Does anyone care about U.S. job numbers? This morning we’ve had the June figures: the nonfarm payroll number was +222k, topping forecasts, the unemployment rate was 4.4%, and hourly earnings were +.2%, more than forecast. Combined with May’s numbers, the job market is doing pretty well. After this gaggle of statistics, we find the 10-year yielding 2.37% and agency MBS prices a shade better.
(Rated PG, I guess.)
Two priests decided to go to Hawaii on vacation.
They were determined to make this a real vacation by not wearing anything that would identify them as clergy. As soon as the plane landed they headed for a store and bought some very outrageous shorts, shirts, sandals, sunglasses, etc.

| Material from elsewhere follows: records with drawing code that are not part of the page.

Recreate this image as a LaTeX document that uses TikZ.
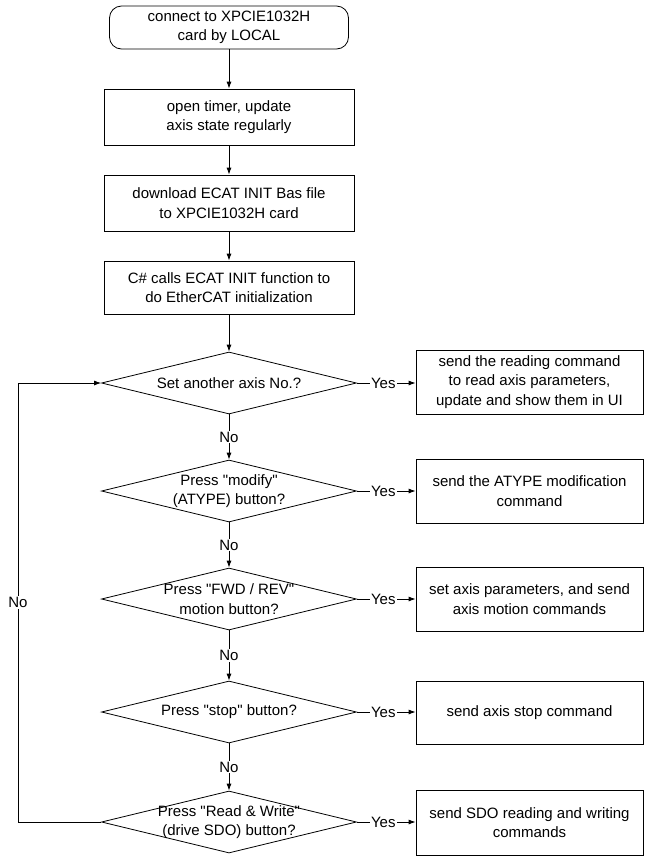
\documentclass[tikz,border=0pt]{standalone}
\usepackage{fontspec}
\setmainfont{Liberation Sans}[Ligatures=TeXOff]
\usetikzlibrary{shapes.geometric,arrows.meta}
\begin{document}
\begin{tikzpicture}[x=1pt,y=-1pt,
  every node/.style={font=\fontsize{15}{19.5}\selectfont, align=center},
  procbox/.style={draw, line width=0.8pt, inner sep=0pt, minimum width=#1},
  procbox/.default=250pt,
  startbox/.style={draw, line width=0.8pt, rounded corners=12pt, inner sep=0pt, minimum width=239pt, minimum height=43pt},
  dia/.style={draw, line width=0.8pt, diamond, aspect=4, inner sep=0pt, minimum width=255pt, minimum height=62pt},
  arr/.style={draw, line width=0.8pt, -{Latex[length=7pt,width=5pt]}},
  lbl/.style={fill=white, inner sep=1pt}]
\useasboundingbox (0,0) rectangle (650,863);

\node[startbox] (s) at (229,27.5) {connect to XPCIE1032H\\card by LOCAL};
\node[procbox, minimum height=56pt] (b1) at (229,117) {open timer, update\\axis state regularly};
\node[procbox, minimum height=56pt] (b2) at (229,203) {download ECAT INIT Bas file\\to XPCIE1032H card};
\node[procbox, minimum height=53pt] (b3) at (229,287.5) {C\# calls ECAT INIT function to\\do EtherCAT initialization};

\node[dia, label={[align=center]center:Set another axis No.?}] (d1) at (229,383) {};
\node[dia, label={[align=center]center:Press "modify"\\(ATYPE) button?}] (d2) at (229,491) {};
\node[dia, label={[align=center]center:Press "FWD / REV"\\motion button?}] (d3) at (229,599) {};
\node[dia, label={[align=center]center:Press "stop" button?}] (d4) at (229,712) {};
\node[dia, label={[align=center]center:Press "Read \& Write"\\(drive SDO) button?}] (d5) at (229,822) {};

\node[procbox=227pt, minimum height=64pt] (r1) at (529.5,382) {send the reading command\\to read axis parameters,\\update and show them in UI};
\node[procbox=227pt, minimum height=64pt] (r2) at (529.5,491) {send the ATYPE modification\\command};
\node[procbox=227pt, minimum height=64pt] (r3) at (529.5,599) {set axis parameters, and send\\axis motion commands};
\node[procbox=227pt, minimum height=63pt] (r4) at (529.5,712.5) {send axis stop command};
\node[procbox=227pt, minimum height=65pt] (r5) at (529.5,822.5) {send SDO reading and writing\\commands};

\draw[arr] (s) -- (b1);
\draw[arr] (b1) -- (b2);
\draw[arr] (b2) -- (b3);
\draw[arr] (b3.south) -- (d1.north);
\draw[arr] (d1.south) -- node[lbl]{No} (d2.north);
\draw[arr] (d2.south) -- node[lbl]{No} (d3.north);
\draw[arr] (d3.south) -- node[lbl]{No} (d4.north);
\draw[arr] (d4.south) -- node[lbl]{No} (d5.north);

\draw[arr] (d1.east) -- node[lbl,pos=0.45]{Yes} (r1.west |- d1.east);
\draw[arr] (d2.east) -- node[lbl,pos=0.45]{Yes} (r2.west |- d2.east);
\draw[arr] (d3.east) -- node[lbl,pos=0.45]{Yes} (r3.west |- d3.east);
\draw[arr] (d4.east) -- node[lbl,pos=0.45]{Yes} (r4.west |- d4.east);
\draw[arr] (d5.east) -- node[lbl,pos=0.45]{Yes} (r5.west |- d5.east);

\coordinate (l1) at (18,822);
\coordinate (l2) at (18,383);
\draw[arr] (d5.west) -- (l1) -- node[lbl]{No} (l2) -- (d1.west);
\end{tikzpicture}
\end{document}
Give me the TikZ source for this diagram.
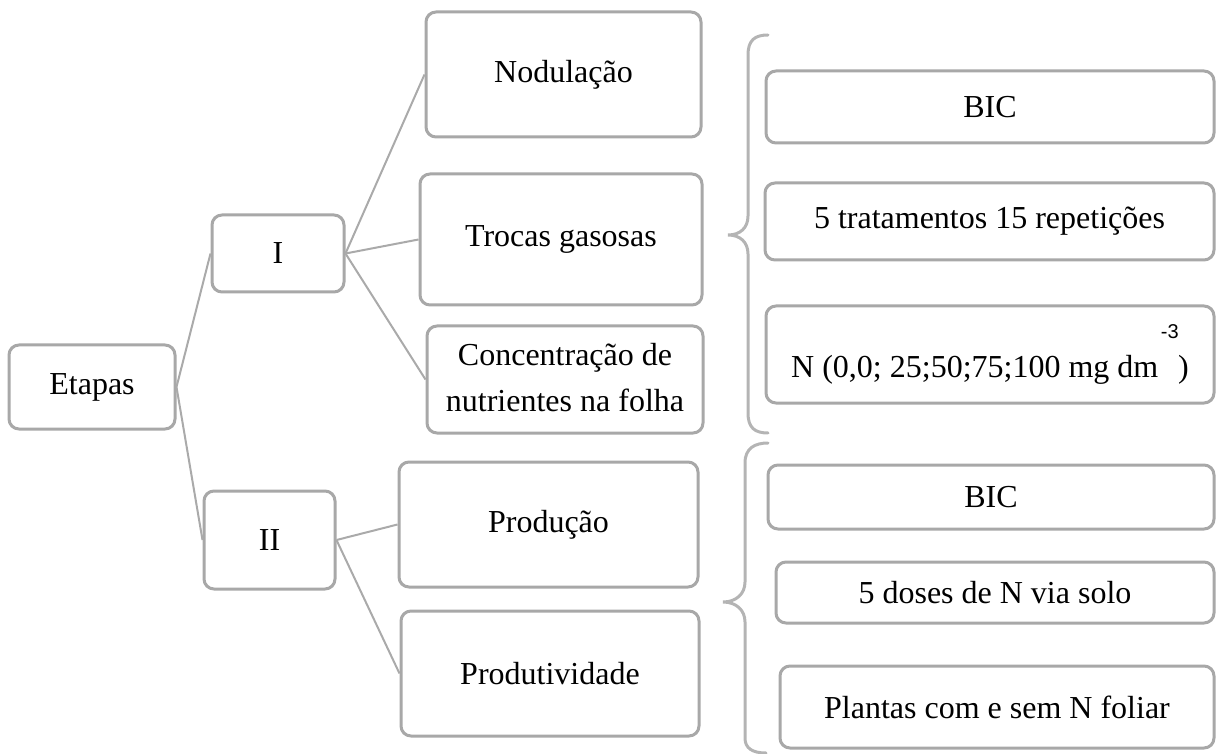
\documentclass[tikz,border=0pt]{standalone}
\usepackage{fontspec}
\setmainfont{Liberation Serif}
\newfontfamily\supfont{Liberation Sans}
\definecolor{boxgray}{RGB}{168,168,168}
\definecolor{linegray}{RGB}{170,170,170}
\definecolor{bracegray}{RGB}{180,180,180}
\begin{document}
\begin{tikzpicture}[x=0.5pt,y=-0.5pt,
  box/.style={draw=boxgray, line width=1.5pt, rounded corners=5pt, inner sep=0pt,
    align=center, font=\fontsize{16}{23}\selectfont, text=black},
  conn/.style={draw=linegray, line width=1pt},
  brace/.style={draw=bracegray, line width=1.5pt, line cap=round}]
\useasboundingbox (0,0) rectangle (1216,754);
% left tree
\node[box, minimum width=83pt, minimum height=42pt] (etapas) at (92,387) {Etapas};
\node[box, minimum width=66pt, minimum height=38.5pt] (i) at (278,253.5) {I};
\node[box, minimum width=65.5pt, minimum height=49pt] (ii) at (269.5,540) {II};
\node[box, minimum width=137.5pt, minimum height=62.5pt] (nod) at (563.5,74.5) {Nodulação};
\node[box, minimum width=141pt, minimum height=65.5pt] (troc) at (561,239.5) {Trocas gasosas};
\node[box, minimum width=138pt, minimum height=53.5pt] (conc) at (565,379.5) {\raisebox{2.5pt}{\begin{tabular}{@{}c@{}}Concentração de\\nutrientes na folha\end{tabular}}};
\node[box, minimum width=149.5pt, minimum height=62.5pt] (prod) at (548.5,524.5) {Produção};
\node[box, minimum width=149pt, minimum height=62.5pt] (produt) at (550,673.5) {Produtividade};
% right boxes
\node[box, minimum width=224pt, minimum height=36pt] (bic1) at (990,107) {BIC};
\node[box, minimum width=224.5pt, minimum height=38.5pt] (trat) at (989.5,221.5) {5 tratamentos 15 repetições};
\node[box, minimum width=224pt, minimum height=48.5pt] (ndose) at (990,354.5)
  {\raisebox{-7pt}{N (0,0; 25;50;75;100 mg dm\rlap{\hspace{0.08em}\raisebox{1.2em}{\supfont\fontsize{10}{12}\selectfont -3}}\hspace{0.62em})}};
\node[box, minimum width=223pt, minimum height=32pt] (bic2) at (991,497) {BIC};
\node[box, minimum width=219pt, minimum height=30.5pt] (doses) at (995,592.5) {5 doses de N via solo};
\node[box, minimum width=217pt, minimum height=41pt] (plantas) at (997,707) {Plantas com e sem N foliar};
% connectors
\draw[conn] (etapas.east) -- (i.west);
\draw[conn] (etapas.east) -- (ii.west);
\draw[conn] (i.east) -- (nod.west);
\draw[conn] (i.east) -- (troc.west);
\draw[conn] (i.east) -- (conc.west);
\draw[conn] (ii.east) -- (prod.west);
\draw[conn] (ii.east) -- (produt.west);
% braces
\draw[brace] (768,35) .. controls (755,35) and (748,40) .. (748,55) -- (748,216)
  .. controls (748,228) and (740,235) .. (728,235)
  .. controls (740,235) and (748,242) .. (748,254) -- (748,413)
  .. controls (748,428) and (755,433) .. (768,433);
\draw[brace] (768,443) .. controls (755,443) and (745,448) .. (745,463) -- (745,582)
  .. controls (745,594) and (736,602) .. (723,602)
  .. controls (736,602) and (745,610) .. (745,622) -- (745,738)
  .. controls (745,748) and (752,753) .. (766,753);
\end{tikzpicture}
\end{document}
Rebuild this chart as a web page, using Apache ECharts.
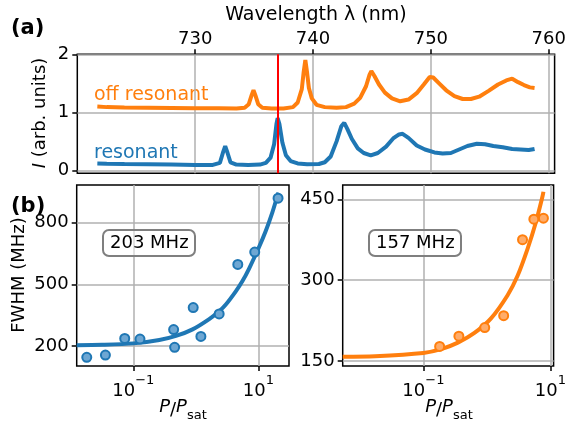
<!DOCTYPE html>
<html><head><meta charset="utf-8">
<script src="https://cdn.jsdelivr.net/npm/echarts@6/dist/echarts.min.js"></script>
<style>html,body{margin:0;padding:0;background:#fff}#c{width:569px;height:426px}</style>
</head><body><div id="c"></div>
<script>
// ---- panel (a): spectra ----
const offWavelength = [721.7,722.5,724.0,726.0,728.0,730.0,732.0,733.5,734.2,734.55,734.8,734.95,735.1,735.35,735.7,736.5,737.5,738.3,738.7,739.05,739.2,739.35,739.5,739.65,739.9,740.3,741.0,742.0,742.8,743.5,744.0,744.5,744.8,744.95,745.2,745.6,746.1,746.7,747.4,748.1,748.8,749.4,749.9,750.2,750.7,751.3,752.0,752.7,753.4,754.1,754.9,755.7,756.4,756.9,757.4,757.9,758.4,758.8];
const offIntensity  = [1.10,1.09,1.085,1.08,1.075,1.07,1.07,1.065,1.08,1.14,1.30,1.38,1.30,1.14,1.08,1.065,1.065,1.09,1.17,1.40,1.68,1.90,1.68,1.42,1.24,1.13,1.09,1.08,1.09,1.15,1.25,1.45,1.65,1.71,1.63,1.48,1.34,1.24,1.19,1.22,1.33,1.48,1.61,1.60,1.50,1.38,1.28,1.23,1.23,1.27,1.37,1.48,1.55,1.58,1.52,1.47,1.43,1.42];
const resWavelength = [721.7,722.5,724.0,726.0,728.0,730.0,731.5,732.1,732.35,732.55,732.75,733.0,733.5,734.5,735.5,736.0,736.4,736.7,736.9,737.0,737.15,737.4,737.7,738.1,738.7,739.5,740.5,741.0,741.5,742.0,742.4,742.65,742.9,743.3,743.8,744.3,744.9,745.5,746.2,746.8,747.3,747.6,748.1,748.8,749.5,750.3,751.0,751.7,752.4,753.1,753.9,754.6,755.3,756.1,756.9,757.6,758.3,758.8];
const resIntensity  = [0.12,0.115,0.11,0.105,0.10,0.095,0.095,0.13,0.30,0.42,0.30,0.14,0.10,0.095,0.10,0.13,0.22,0.45,0.80,0.90,0.80,0.48,0.26,0.16,0.12,0.105,0.11,0.14,0.24,0.50,0.76,0.82,0.72,0.54,0.38,0.30,0.26,0.30,0.41,0.55,0.62,0.63,0.56,0.43,0.36,0.31,0.29,0.30,0.36,0.42,0.46,0.45,0.42,0.40,0.37,0.36,0.35,0.37];
const laserWavelength = 737.0;
const wavelengthTicks = [730,740,750,760];
const intensityTicks = [0,1,2];

// ---- panel (b): FWHM vs saturation (x values are log10(P/Psat)) ----
const leftLogP  = [-1.745,-1.447,-1.138,-0.894,-0.356,-0.340,-0.043,0.080,0.372,0.670,0.941,1.314];
const leftFWHM  = [145,156,237,234,280,194,387,247,356,597,657,919];
const leftFitLogP = [-1.906,-1.5,-1.0,-0.585,-0.319,-0.053,0.213,0.372,0.479,0.638,0.745,0.851,1.0,1.117,1.223,1.303,1.32];
const leftFitFWHM = [204,206,213,229,249,281,331,369,402,466,516,577,674,759,850,930,946];
const leftLabel = '203 MHz';
const leftYTicks = [200,500,800];

const rightLogP = [-0.744,-0.441,-0.034,0.264,0.561,0.739,0.890];
const rightFWHM = [177,196,212,234,375,413,415];
const rightFitLogP = [-2.27,-1.76,-1.0,-0.718,-0.457,-0.196,0.065,0.326,0.483,0.640,0.770,0.875,0.89];
const rightFitFWHM = [158,159,165,172,184,202,229,272,308,358,407,455,464];
const rightLabel = '157 MHz';
const rightYTicks = [150,300,450];

const logTicks = [-1,1];

const FONT = 'DejaVu Sans';
const BLUE = '#1f77b4', ORANGE = '#ff7f0e';
const pairs = (xs, ys) => xs.map((x, i) => [x, ys[i]]);
const gridLine = {show:true, lineStyle:{color:'#b0b0b0', width:1.5}};
const noLine = {show:false, onZero:false};
const tick = (vals) => ({show:true, inside:false, length:5, lineStyle:{color:'#000', width:1.5}, customValues: vals});
const lbl = (vals, extra) => Object.assign({customValues: vals, fontSize:18, color:'#000', fontFamily:FONT}, extra||{});
const logLabel = {
  formatter: v => '{b|10}{s|' + (v < 0 ? '\u2212' : '') + Math.abs(v) + '}',
  rich: {b:{fontSize:18, fontFamily:FONT, color:'#000', lineHeight:26, verticalAlign:'bottom'},
         s:{fontSize:13, fontFamily:FONT, color:'#000', lineHeight:26, verticalAlign:'top'}}
};

const chart = echarts.init(document.getElementById('c'), null, {renderer:'canvas'});
const option = {
  animation:false,
  backgroundColor:'#fff',
  grid:[
    {left:77.3, top:54.3, width:477.3, height:119, show:true, borderColor:'#000', borderWidth:1.5, backgroundColor:'transparent'},
    {left:76.7, top:185, width:212.3, height:181, show:true, borderColor:'#000', borderWidth:1.5, backgroundColor:'transparent'},
    {left:342.7, top:185, width:212.3, height:181, show:true, borderColor:'#000', borderWidth:1.5, backgroundColor:'transparent'}
  ],
  xAxis:[
    {gridIndex:0, type:'value', position:'top', min:720, max:760.5, axisLine:noLine,
     axisTick:tick(wavelengthTicks), axisLabel:lbl(wavelengthTicks,{margin:6}), splitLine:gridLine},
    {gridIndex:1, type:'value', position:'bottom', min:-1.906, max:1.489, axisLine:noLine,
     axisTick:tick(logTicks), axisLabel:lbl(logTicks, Object.assign({margin:8}, logLabel)), splitLine:gridLine},
    {gridIndex:2, type:'value', position:'bottom', min:-2.27, max:1.05, axisLine:noLine,
     axisTick:tick(logTicks), axisLabel:lbl(logTicks, Object.assign({margin:8}, logLabel)), splitLine:gridLine}
  ],
  yAxis:[
    {gridIndex:0, type:'value', position:'left', min:-0.05, max:2.0, axisLine:noLine,
     axisTick:tick(intensityTicks), axisLabel:lbl(intensityTicks,{margin:8}), splitLine:gridLine},
    {gridIndex:1, type:'value', position:'left', min:103, max:983, axisLine:noLine,
     axisTick:tick(leftYTicks), axisLabel:lbl(leftYTicks,{margin:8}), splitLine:gridLine},
    {gridIndex:2, type:'value', position:'left', min:140.7, max:476.5, axisLine:noLine,
     axisTick:tick(rightYTicks), axisLabel:lbl(rightYTicks,{margin:8}), splitLine:gridLine}
  ],
  title:[
    {text:leftLabel, left:103, top:230, padding:[3,7], borderColor:'#7f7f7f', borderWidth:2, borderRadius:6,
     backgroundColor:'rgba(255,255,255,0.5)', textStyle:{fontSize:18, fontWeight:'normal', color:'#000', fontFamily:FONT, lineHeight:20}},
    {text:rightLabel, left:369, top:230, padding:[3,7], borderColor:'#7f7f7f', borderWidth:2, borderRadius:6,
     backgroundColor:'rgba(255,255,255,0.5)', textStyle:{fontSize:18, fontWeight:'normal', color:'#000', fontFamily:FONT, lineHeight:20}}
  ],
  series:[
    {type:'line', xAxisIndex:0, yAxisIndex:0, data:pairs(offWavelength, offIntensity), showSymbol:false,
     lineStyle:{color:ORANGE, width:4}, itemStyle:{color:ORANGE}, z:2},
    {type:'line', xAxisIndex:0, yAxisIndex:0, data:pairs(resWavelength, resIntensity), showSymbol:false,
     lineStyle:{color:BLUE, width:4}, itemStyle:{color:BLUE}, z:3,
     markLine:{symbol:'none', silent:true, label:{show:false}, lineStyle:{color:'#ff0000', width:2, type:'solid'},
               data:[{xAxis:laserWavelength}]}},
    {type:'line', xAxisIndex:1, yAxisIndex:1, data:pairs(leftFitLogP, leftFitFWHM), showSymbol:false, smooth:0.3,
     lineStyle:{color:BLUE, width:4}, itemStyle:{color:BLUE}, z:2},
    {type:'scatter', xAxisIndex:1, yAxisIndex:1, data:pairs(leftLogP, leftFWHM), symbolSize:9,
     itemStyle:{color:'#6ea7d3', borderColor:BLUE, borderWidth:2, opacity:1}, z:3},
    {type:'line', xAxisIndex:2, yAxisIndex:2, data:pairs(rightFitLogP, rightFitFWHM), showSymbol:false, smooth:0.3,
     lineStyle:{color:ORANGE, width:4}, itemStyle:{color:ORANGE}, z:2},
    {type:'scatter', xAxisIndex:2, yAxisIndex:2, data:pairs(rightLogP, rightFWHM), symbolSize:9,
     itemStyle:{color:'#ffac6a', borderColor:ORANGE, borderWidth:2, opacity:1}, z:3}
  ],
  graphic:[
    {type:'text', left:11, top:18, style:{text:'(a)', fontSize:21, fontWeight:'bold', fontFamily:FONT, fill:'#000'}},
    {type:'text', left:11, top:196, style:{text:'(b)', fontSize:21, fontWeight:'bold', fontFamily:FONT, fill:'#000'}},
    {type:'text', x:316, y:15, style:{text:'Wavelength \u03bb (nm)', fontSize:19, fontFamily:FONT, fill:'#000', align:'center', verticalAlign:'middle', textAlign:'center', textVerticalAlign:'middle'}},
    {type:'text', x:40, y:113, rotation:Math.PI/2, style:{text:'{i|I} (arb. units)', fontSize:18, fontFamily:FONT, fill:'#000', align:'center', verticalAlign:'middle', textAlign:'center', textVerticalAlign:'middle',
      rich:{i:{fontStyle:'italic', fontSize:18, fontFamily:FONT}}}},
    {type:'text', x:19, y:275, rotation:Math.PI/2, style:{text:'FWHM (MHz)', fontSize:18, fontFamily:FONT, fill:'#000', align:'center', verticalAlign:'middle', textAlign:'center', textVerticalAlign:'middle'}},
    {type:'text', x:183, y:410, style:{text:'{i|P}/{i|P}{s|sat}', fontSize:18, fontFamily:FONT, fill:'#000', align:'center', verticalAlign:'middle', textAlign:'center', textVerticalAlign:'middle',
      rich:{i:{fontStyle:'italic', fontSize:18, fontFamily:FONT, lineHeight:24, verticalAlign:'top'}, s:{fontSize:13, fontFamily:FONT, lineHeight:24, verticalAlign:'bottom'}}}},
    {type:'text', x:449, y:410, style:{text:'{i|P}/{i|P}{s|sat}', fontSize:18, fontFamily:FONT, fill:'#000', align:'center', verticalAlign:'middle', textAlign:'center', textVerticalAlign:'middle',
      rich:{i:{fontStyle:'italic', fontSize:18, fontFamily:FONT, lineHeight:24, verticalAlign:'top'}, s:{fontSize:13, fontFamily:FONT, lineHeight:24, verticalAlign:'bottom'}}}},
    {type:'text', left:94, top:86, style:{text:'off resonant', fontSize:19, fontFamily:FONT, fill:ORANGE}},
    {type:'text', left:94, top:144, style:{text:'resonant', fontSize:19, fontFamily:FONT, fill:BLUE}}
  ]
};
chart.setOption(option);
</script>
</body></html>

The next morning, they went to the beach dressed in their ‘tourist’ garb. They were sitting on beach chairs, enjoying a drink, the sunshine and the scenery when a “drop-dead gorgeous” blonde in a topless bikini came walking straight towards them. They couldn’t help but stare.
As the blonde passed them, she smiled and said, “Good Morning, Father. Good Morning, Father,” nodding and addressing each of them individually, then she passed on by.
They were both stunned. How in the world did she know they were priests?
So, the next day they went back to the store and bought even more outrageous outfits. These were so loud you could hear them before you even saw them! Once again, in their new attire, they settled down in their chairs to enjoy the sunshine. After a little while, the same gorgeous blonde, wearing a different colored topless bikini, taking her sweet time, came walking toward them. Again, she nodded at each of them, and said, “Good morning, Father. Good morning, Father,” and started to walk away. One of the priests couldn’t stand it any longer and said, “Just a minute, young lady.”
“We are priests and proud of it; but I have to know, how in the world do you know we are priests, dressed as we are?”
She replied, “Father, it’s me, Sister Kathleen.”